== Data section ==
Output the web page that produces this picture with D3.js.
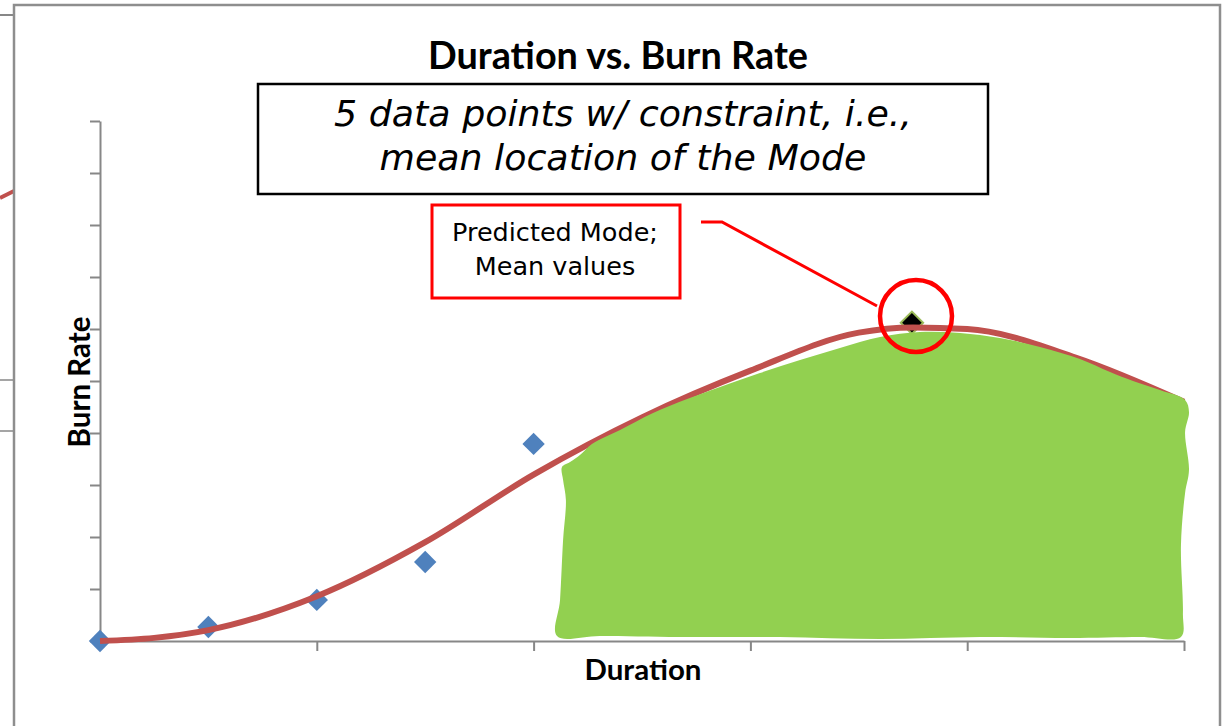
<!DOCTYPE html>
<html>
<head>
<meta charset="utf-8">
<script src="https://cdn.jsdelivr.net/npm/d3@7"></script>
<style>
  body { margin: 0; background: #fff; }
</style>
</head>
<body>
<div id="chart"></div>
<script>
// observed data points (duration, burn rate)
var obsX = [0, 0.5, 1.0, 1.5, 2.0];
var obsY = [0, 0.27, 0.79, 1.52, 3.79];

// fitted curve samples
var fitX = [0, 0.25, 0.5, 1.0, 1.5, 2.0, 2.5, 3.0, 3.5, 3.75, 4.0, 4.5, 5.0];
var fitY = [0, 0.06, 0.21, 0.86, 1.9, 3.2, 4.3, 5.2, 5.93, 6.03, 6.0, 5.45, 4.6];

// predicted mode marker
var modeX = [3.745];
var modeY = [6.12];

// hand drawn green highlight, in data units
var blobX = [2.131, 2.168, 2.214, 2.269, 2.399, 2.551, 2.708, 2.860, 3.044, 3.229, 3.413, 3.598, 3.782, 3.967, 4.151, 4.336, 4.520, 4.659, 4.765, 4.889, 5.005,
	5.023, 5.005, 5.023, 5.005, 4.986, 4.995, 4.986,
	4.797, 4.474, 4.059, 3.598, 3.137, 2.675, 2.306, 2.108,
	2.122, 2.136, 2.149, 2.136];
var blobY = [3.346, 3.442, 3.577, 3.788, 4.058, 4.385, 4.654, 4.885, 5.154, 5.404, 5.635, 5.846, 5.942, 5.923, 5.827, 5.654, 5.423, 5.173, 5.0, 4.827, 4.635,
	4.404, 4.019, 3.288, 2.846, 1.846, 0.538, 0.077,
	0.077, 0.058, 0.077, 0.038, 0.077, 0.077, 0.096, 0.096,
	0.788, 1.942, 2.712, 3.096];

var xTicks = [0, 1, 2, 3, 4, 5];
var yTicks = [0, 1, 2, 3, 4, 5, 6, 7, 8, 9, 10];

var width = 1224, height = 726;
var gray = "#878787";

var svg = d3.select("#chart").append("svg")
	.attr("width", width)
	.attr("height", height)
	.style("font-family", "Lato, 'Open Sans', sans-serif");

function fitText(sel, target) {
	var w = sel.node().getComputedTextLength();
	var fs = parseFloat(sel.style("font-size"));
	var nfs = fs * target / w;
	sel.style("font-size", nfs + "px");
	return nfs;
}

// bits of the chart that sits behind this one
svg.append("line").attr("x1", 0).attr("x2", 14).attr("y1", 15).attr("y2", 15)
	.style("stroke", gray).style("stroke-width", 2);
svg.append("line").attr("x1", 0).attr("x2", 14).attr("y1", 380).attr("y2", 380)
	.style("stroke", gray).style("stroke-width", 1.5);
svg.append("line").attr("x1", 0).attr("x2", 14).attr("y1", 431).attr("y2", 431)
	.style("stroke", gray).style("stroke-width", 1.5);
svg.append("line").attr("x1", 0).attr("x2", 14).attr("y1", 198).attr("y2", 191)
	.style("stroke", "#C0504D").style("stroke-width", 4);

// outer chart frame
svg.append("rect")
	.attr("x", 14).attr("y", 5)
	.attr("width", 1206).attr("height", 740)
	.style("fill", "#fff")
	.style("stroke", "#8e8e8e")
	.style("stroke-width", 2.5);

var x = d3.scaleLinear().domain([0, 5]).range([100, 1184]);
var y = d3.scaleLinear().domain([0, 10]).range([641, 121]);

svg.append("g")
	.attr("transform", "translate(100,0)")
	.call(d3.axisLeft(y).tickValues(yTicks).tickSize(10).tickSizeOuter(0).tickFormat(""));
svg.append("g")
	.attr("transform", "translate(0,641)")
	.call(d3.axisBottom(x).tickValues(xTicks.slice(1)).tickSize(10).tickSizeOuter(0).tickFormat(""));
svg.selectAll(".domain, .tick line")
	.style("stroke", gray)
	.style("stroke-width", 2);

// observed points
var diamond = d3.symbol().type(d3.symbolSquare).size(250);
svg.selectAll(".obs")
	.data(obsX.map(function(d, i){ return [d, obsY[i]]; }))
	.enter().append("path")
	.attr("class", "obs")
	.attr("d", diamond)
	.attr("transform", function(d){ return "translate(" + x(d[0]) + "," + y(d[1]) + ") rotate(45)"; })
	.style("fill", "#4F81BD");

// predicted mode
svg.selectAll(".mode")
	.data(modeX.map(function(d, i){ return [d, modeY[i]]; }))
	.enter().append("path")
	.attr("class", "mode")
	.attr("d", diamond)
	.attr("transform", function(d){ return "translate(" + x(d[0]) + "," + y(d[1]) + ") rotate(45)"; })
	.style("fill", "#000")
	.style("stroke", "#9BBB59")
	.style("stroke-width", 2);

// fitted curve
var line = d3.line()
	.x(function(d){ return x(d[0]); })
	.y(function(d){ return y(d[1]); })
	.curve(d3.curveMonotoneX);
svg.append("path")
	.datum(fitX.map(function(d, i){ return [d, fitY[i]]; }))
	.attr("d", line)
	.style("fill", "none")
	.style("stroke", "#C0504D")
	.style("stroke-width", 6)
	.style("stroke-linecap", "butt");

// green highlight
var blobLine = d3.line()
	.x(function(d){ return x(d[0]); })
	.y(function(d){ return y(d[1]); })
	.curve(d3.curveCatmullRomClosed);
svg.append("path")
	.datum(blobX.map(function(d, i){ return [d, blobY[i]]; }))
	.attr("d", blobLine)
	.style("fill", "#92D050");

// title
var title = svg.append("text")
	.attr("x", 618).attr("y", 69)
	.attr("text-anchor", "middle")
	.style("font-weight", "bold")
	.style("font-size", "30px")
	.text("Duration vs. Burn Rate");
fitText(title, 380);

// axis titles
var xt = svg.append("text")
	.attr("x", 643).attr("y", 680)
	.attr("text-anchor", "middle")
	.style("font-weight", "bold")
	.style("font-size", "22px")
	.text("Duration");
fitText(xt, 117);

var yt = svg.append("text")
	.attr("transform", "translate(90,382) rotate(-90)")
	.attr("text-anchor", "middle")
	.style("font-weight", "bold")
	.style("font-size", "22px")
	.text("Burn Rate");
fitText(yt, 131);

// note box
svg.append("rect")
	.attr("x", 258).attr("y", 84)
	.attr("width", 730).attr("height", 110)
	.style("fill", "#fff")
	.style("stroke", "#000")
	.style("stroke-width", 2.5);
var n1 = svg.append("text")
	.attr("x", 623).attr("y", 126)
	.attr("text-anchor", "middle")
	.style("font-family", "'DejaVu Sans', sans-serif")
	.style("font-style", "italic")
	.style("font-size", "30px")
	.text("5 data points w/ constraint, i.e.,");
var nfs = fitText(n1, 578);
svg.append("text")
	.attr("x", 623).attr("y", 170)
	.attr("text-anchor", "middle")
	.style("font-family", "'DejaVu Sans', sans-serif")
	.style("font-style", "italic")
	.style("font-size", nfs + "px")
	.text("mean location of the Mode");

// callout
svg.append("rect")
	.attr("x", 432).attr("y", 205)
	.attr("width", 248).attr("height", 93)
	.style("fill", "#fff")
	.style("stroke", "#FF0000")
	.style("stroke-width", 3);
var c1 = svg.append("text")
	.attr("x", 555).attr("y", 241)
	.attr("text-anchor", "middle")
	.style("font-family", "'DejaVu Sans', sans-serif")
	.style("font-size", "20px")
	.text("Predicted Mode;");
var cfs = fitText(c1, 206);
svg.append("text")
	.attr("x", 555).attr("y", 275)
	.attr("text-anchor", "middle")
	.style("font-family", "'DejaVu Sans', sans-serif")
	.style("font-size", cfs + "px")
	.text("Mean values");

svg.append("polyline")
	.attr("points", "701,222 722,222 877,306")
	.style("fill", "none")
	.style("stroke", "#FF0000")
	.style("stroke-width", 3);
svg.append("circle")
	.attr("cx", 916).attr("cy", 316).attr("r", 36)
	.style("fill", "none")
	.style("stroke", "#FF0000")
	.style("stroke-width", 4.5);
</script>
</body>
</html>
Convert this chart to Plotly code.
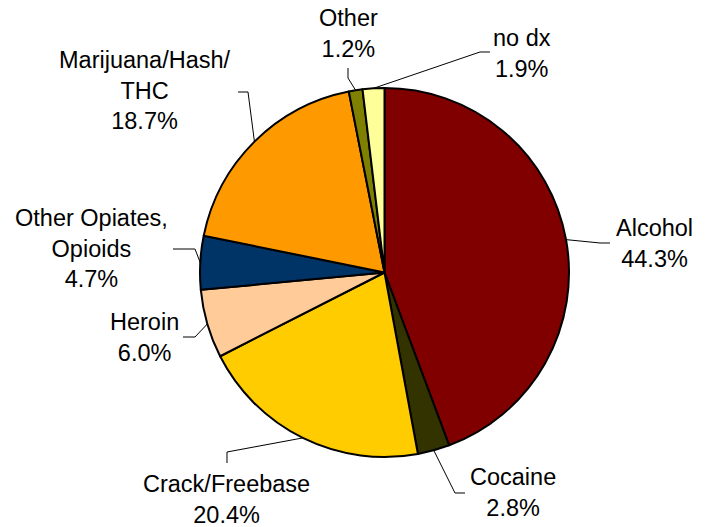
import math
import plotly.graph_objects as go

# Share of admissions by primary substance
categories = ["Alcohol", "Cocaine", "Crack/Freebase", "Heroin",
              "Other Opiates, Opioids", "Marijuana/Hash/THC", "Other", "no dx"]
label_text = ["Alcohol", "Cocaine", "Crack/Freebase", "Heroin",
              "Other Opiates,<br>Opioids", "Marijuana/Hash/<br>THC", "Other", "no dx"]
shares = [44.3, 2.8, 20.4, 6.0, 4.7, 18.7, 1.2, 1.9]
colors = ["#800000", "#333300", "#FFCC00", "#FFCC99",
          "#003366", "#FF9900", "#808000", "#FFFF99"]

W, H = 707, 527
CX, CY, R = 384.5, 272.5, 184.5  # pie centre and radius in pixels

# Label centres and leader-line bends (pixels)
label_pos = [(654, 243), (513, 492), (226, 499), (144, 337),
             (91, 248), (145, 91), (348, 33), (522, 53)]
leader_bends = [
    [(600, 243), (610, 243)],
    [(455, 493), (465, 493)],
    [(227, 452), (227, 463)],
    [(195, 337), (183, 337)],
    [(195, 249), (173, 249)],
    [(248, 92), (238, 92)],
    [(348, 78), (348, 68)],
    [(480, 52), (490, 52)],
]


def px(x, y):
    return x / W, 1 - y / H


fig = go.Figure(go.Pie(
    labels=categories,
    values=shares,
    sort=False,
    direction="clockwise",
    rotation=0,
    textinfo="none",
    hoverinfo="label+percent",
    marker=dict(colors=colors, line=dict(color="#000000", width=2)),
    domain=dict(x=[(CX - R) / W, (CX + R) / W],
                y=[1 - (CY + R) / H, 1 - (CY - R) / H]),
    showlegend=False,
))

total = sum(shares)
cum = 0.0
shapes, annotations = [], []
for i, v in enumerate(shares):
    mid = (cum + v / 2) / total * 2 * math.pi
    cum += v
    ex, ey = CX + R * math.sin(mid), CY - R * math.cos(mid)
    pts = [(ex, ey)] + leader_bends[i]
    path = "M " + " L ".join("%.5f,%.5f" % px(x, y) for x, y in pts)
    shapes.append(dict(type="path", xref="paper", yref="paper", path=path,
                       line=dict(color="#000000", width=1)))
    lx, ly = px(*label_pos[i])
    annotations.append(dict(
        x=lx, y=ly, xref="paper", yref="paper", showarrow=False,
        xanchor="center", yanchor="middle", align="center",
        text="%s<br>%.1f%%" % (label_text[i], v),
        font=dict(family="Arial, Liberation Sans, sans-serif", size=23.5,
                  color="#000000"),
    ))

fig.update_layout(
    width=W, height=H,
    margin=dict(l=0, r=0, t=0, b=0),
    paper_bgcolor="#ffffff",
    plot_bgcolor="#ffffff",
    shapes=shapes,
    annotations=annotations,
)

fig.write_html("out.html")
===
[Aim of the task]: Copy only what runs above from the line containing "Convert this chart to Plotly code." through the line containing "import plotly.graph_objects as go", exactly. Leave out the pictures.

[Full response]:
Convert this chart to Plotly code.
import math
import plotly.graph_objects as go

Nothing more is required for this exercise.